(Prompt): Reproduce the listing below word for word, with no pictures.

— begin Data lines —

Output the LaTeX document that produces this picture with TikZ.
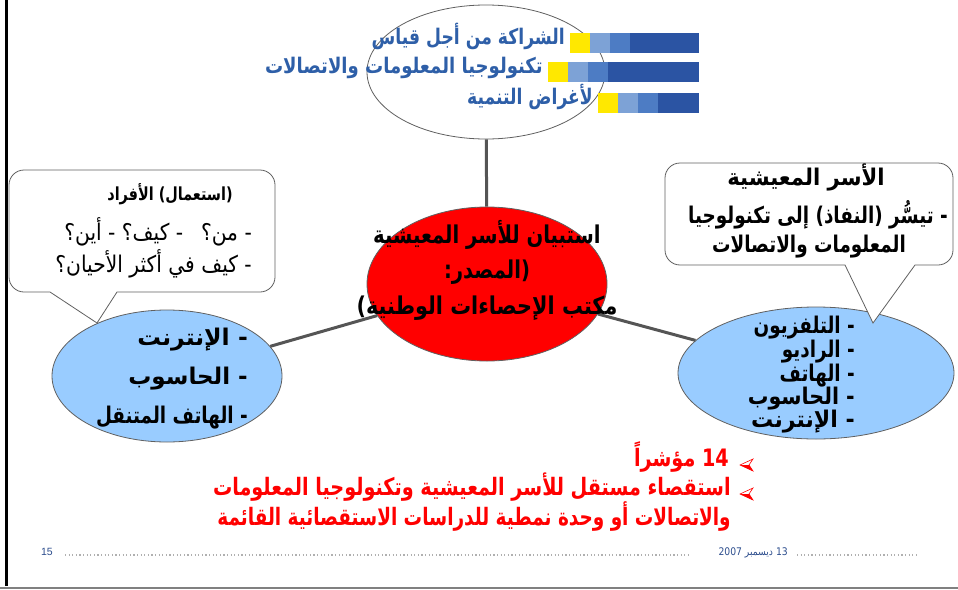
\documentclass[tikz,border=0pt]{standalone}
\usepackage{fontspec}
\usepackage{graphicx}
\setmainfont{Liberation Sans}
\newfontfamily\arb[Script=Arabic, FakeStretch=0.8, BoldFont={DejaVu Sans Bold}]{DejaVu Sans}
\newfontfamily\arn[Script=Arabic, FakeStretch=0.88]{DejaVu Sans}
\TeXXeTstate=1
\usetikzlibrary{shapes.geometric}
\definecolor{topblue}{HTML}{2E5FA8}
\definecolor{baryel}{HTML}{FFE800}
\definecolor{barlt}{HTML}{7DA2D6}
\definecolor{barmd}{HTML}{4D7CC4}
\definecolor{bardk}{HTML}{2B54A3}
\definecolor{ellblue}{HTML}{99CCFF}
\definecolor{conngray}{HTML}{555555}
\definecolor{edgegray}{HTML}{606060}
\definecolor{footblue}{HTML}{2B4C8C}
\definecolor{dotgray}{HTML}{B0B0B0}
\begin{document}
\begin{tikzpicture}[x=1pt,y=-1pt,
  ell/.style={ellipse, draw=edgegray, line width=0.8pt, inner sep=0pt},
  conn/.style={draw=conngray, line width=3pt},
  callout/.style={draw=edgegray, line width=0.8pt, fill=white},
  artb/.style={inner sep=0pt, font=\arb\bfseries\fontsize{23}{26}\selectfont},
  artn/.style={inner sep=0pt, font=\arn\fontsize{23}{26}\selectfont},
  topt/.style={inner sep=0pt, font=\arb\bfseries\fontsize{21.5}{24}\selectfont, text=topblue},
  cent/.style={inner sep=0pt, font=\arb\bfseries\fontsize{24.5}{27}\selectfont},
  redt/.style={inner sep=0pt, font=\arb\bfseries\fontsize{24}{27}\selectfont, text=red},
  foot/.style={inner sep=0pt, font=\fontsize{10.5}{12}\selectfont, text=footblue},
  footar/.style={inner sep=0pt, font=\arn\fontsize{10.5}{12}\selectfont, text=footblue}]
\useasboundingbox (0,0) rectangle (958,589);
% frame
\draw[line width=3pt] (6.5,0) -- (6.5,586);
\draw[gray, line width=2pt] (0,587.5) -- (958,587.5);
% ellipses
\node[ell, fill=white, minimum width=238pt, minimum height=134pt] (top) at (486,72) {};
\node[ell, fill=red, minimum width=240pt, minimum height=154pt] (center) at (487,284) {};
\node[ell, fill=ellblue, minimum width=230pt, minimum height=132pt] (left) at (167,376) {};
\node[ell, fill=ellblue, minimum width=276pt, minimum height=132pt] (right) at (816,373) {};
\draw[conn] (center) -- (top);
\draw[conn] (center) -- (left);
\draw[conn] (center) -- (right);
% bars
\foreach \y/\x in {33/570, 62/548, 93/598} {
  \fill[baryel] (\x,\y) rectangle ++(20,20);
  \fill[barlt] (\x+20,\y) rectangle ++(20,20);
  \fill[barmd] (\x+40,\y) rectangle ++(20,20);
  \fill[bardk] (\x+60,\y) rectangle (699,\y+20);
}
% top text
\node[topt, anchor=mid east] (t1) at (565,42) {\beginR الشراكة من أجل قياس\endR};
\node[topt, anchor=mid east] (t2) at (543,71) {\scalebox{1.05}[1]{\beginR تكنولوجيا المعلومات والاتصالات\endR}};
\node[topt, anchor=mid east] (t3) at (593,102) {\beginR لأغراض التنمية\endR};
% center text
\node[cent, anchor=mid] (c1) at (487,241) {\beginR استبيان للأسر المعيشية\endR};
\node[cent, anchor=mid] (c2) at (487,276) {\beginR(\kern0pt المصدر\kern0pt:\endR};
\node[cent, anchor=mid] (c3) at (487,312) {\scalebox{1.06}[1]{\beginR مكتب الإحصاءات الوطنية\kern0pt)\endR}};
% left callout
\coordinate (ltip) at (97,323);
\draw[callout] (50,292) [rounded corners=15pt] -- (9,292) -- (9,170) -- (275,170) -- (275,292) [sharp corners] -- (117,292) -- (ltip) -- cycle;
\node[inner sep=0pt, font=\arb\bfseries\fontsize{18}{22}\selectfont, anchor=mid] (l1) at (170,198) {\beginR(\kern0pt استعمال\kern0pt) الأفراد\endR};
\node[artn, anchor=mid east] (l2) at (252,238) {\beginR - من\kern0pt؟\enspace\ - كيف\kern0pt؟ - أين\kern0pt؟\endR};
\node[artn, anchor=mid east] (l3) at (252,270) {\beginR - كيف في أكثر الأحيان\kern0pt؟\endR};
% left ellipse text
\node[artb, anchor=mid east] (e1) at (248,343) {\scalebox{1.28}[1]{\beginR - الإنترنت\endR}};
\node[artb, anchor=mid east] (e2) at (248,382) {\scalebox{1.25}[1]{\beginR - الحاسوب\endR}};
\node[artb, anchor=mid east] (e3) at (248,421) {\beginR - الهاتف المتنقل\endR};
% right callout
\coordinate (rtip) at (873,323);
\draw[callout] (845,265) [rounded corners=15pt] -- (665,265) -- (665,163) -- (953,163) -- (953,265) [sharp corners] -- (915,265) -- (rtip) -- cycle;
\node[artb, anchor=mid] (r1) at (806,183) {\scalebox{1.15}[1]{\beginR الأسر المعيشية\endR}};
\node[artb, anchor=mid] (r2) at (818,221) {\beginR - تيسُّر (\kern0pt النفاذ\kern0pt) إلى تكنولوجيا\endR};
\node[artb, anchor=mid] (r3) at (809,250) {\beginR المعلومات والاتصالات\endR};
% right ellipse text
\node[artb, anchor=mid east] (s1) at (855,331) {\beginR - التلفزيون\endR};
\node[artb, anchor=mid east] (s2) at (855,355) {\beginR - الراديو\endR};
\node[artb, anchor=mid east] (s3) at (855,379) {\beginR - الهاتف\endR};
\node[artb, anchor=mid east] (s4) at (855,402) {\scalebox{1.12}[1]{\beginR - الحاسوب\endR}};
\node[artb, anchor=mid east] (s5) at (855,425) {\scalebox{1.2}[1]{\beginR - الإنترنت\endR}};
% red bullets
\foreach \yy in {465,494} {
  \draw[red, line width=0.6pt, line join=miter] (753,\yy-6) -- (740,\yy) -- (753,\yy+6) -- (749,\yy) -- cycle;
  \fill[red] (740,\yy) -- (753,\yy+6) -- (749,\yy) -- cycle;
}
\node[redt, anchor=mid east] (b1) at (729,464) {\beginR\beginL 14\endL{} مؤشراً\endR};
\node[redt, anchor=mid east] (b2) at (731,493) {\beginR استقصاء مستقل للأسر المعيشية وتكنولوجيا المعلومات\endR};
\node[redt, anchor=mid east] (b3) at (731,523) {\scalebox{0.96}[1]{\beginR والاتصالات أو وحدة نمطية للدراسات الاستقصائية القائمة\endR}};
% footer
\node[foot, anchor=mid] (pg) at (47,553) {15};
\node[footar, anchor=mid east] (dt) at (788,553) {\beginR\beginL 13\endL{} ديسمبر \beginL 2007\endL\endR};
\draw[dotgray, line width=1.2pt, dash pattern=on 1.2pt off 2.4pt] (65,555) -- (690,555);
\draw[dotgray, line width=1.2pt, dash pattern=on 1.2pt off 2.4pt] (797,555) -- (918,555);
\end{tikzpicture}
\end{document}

— end Data lines —

(The answer):
Output the LaTeX document that produces this picture with TikZ.
\documentclass[tikz,border=0pt]{standalone}
\usepackage{fontspec}
\usepackage{graphicx}
\setmainfont{Liberation Sans}
\newfontfamily\arb[Script=Arabic, FakeStretch=0.8, BoldFont={DejaVu Sans Bold}]{DejaVu Sans}
\newfontfamily\arn[Script=Arabic, FakeStretch=0.88]{DejaVu Sans}
\TeXXeTstate=1
\usetikzlibrary{shapes.geometric}
\definecolor{topblue}{HTML}{2E5FA8}
\definecolor{baryel}{HTML}{FFE800}
\definecolor{barlt}{HTML}{7DA2D6}
\definecolor{barmd}{HTML}{4D7CC4}
\definecolor{bardk}{HTML}{2B54A3}
\definecolor{ellblue}{HTML}{99CCFF}
\definecolor{conngray}{HTML}{555555}
\definecolor{edgegray}{HTML}{606060}
\definecolor{footblue}{HTML}{2B4C8C}
\definecolor{dotgray}{HTML}{B0B0B0}
\begin{document}
\begin{tikzpicture}[x=1pt,y=-1pt,
  ell/.style={ellipse, draw=edgegray, line width=0.8pt, inner sep=0pt},
  conn/.style={draw=conngray, line width=3pt},
  callout/.style={draw=edgegray, line width=0.8pt, fill=white},
  artb/.style={inner sep=0pt, font=\arb\bfseries\fontsize{23}{26}\selectfont},
  artn/.style={inner sep=0pt, font=\arn\fontsize{23}{26}\selectfont},
  topt/.style={inner sep=0pt, font=\arb\bfseries\fontsize{21.5}{24}\selectfont, text=topblue},
  cent/.style={inner sep=0pt, font=\arb\bfseries\fontsize{24.5}{27}\selectfont},
  redt/.style={inner sep=0pt, font=\arb\bfseries\fontsize{24}{27}\selectfont, text=red},
  foot/.style={inner sep=0pt, font=\fontsize{10.5}{12}\selectfont, text=footblue},
  footar/.style={inner sep=0pt, font=\arn\fontsize{10.5}{12}\selectfont, text=footblue}]
\useasboundingbox (0,0) rectangle (958,589);
% frame
\draw[line width=3pt] (6.5,0) -- (6.5,586);
\draw[gray, line width=2pt] (0,587.5) -- (958,587.5);
% ellipses
\node[ell, fill=white, minimum width=238pt, minimum height=134pt] (top) at (486,72) {};
\node[ell, fill=red, minimum width=240pt, minimum height=154pt] (center) at (487,284) {};
\node[ell, fill=ellblue, minimum width=230pt, minimum height=132pt] (left) at (167,376) {};
\node[ell, fill=ellblue, minimum width=276pt, minimum height=132pt] (right) at (816,373) {};
\draw[conn] (center) -- (top);
\draw[conn] (center) -- (left);
\draw[conn] (center) -- (right);
% bars
\foreach \y/\x in {33/570, 62/548, 93/598} {
  \fill[baryel] (\x,\y) rectangle ++(20,20);
  \fill[barlt] (\x+20,\y) rectangle ++(20,20);
  \fill[barmd] (\x+40,\y) rectangle ++(20,20);
  \fill[bardk] (\x+60,\y) rectangle (699,\y+20);
}
% top text
\node[topt, anchor=mid east] (t1) at (565,42) {\beginR الشراكة من أجل قياس\endR};
\node[topt, anchor=mid east] (t2) at (543,71) {\scalebox{1.05}[1]{\beginR تكنولوجيا المعلومات والاتصالات\endR}};
\node[topt, anchor=mid east] (t3) at (593,102) {\beginR لأغراض التنمية\endR};
% center text
\node[cent, anchor=mid] (c1) at (487,241) {\beginR استبيان للأسر المعيشية\endR};
\node[cent, anchor=mid] (c2) at (487,276) {\beginR(\kern0pt المصدر\kern0pt:\endR};
\node[cent, anchor=mid] (c3) at (487,312) {\scalebox{1.06}[1]{\beginR مكتب الإحصاءات الوطنية\kern0pt)\endR}};
% left callout
\coordinate (ltip) at (97,323);
\draw[callout] (50,292) [rounded corners=15pt] -- (9,292) -- (9,170) -- (275,170) -- (275,292) [sharp corners] -- (117,292) -- (ltip) -- cycle;
\node[inner sep=0pt, font=\arb\bfseries\fontsize{18}{22}\selectfont, anchor=mid] (l1) at (170,198) {\beginR(\kern0pt استعمال\kern0pt) الأفراد\endR};
\node[artn, anchor=mid east] (l2) at (252,238) {\beginR - من\kern0pt؟\enspace\ - كيف\kern0pt؟ - أين\kern0pt؟\endR};
\node[artn, anchor=mid east] (l3) at (252,270) {\beginR - كيف في أكثر الأحيان\kern0pt؟\endR};
% left ellipse text
\node[artb, anchor=mid east] (e1) at (248,343) {\scalebox{1.28}[1]{\beginR - الإنترنت\endR}};
\node[artb, anchor=mid east] (e2) at (248,382) {\scalebox{1.25}[1]{\beginR - الحاسوب\endR}};
\node[artb, anchor=mid east] (e3) at (248,421) {\beginR - الهاتف المتنقل\endR};
% right callout
\coordinate (rtip) at (873,323);
\draw[callout] (845,265) [rounded corners=15pt] -- (665,265) -- (665,163) -- (953,163) -- (953,265) [sharp corners] -- (915,265) -- (rtip) -- cycle;
\node[artb, anchor=mid] (r1) at (806,183) {\scalebox{1.15}[1]{\beginR الأسر المعيشية\endR}};
\node[artb, anchor=mid] (r2) at (818,221) {\beginR - تيسُّر (\kern0pt النفاذ\kern0pt) إلى تكنولوجيا\endR};
\node[artb, anchor=mid] (r3) at (809,250) {\beginR المعلومات والاتصالات\endR};
% right ellipse text
\node[artb, anchor=mid east] (s1) at (855,331) {\beginR - التلفزيون\endR};
\node[artb, anchor=mid east] (s2) at (855,355) {\beginR - الراديو\endR};
\node[artb, anchor=mid east] (s3) at (855,379) {\beginR - الهاتف\endR};
\node[artb, anchor=mid east] (s4) at (855,402) {\scalebox{1.12}[1]{\beginR - الحاسوب\endR}};
\node[artb, anchor=mid east] (s5) at (855,425) {\scalebox{1.2}[1]{\beginR - الإنترنت\endR}};
% red bullets
\foreach \yy in {465,494} {
  \draw[red, line width=0.6pt, line join=miter] (753,\yy-6) -- (740,\yy) -- (753,\yy+6) -- (749,\yy) -- cycle;
  \fill[red] (740,\yy) -- (753,\yy+6) -- (749,\yy) -- cycle;
}
\node[redt, anchor=mid east] (b1) at (729,464) {\beginR\beginL 14\endL{} مؤشراً\endR};
\node[redt, anchor=mid east] (b2) at (731,493) {\beginR استقصاء مستقل للأسر المعيشية وتكنولوجيا المعلومات\endR};
\node[redt, anchor=mid east] (b3) at (731,523) {\scalebox{0.96}[1]{\beginR والاتصالات أو وحدة نمطية للدراسات الاستقصائية القائمة\endR}};
% footer
\node[foot, anchor=mid] (pg) at (47,553) {15};
\node[footar, anchor=mid east] (dt) at (788,553) {\beginR\beginL 13\endL{} ديسمبر \beginL 2007\endL\endR};
\draw[dotgray, line width=1.2pt, dash pattern=on 1.2pt off 2.4pt] (65,555) -- (690,555);
\draw[dotgray, line width=1.2pt, dash pattern=on 1.2pt off 2.4pt] (797,555) -- (918,555);
\end{tikzpicture}
\end{document}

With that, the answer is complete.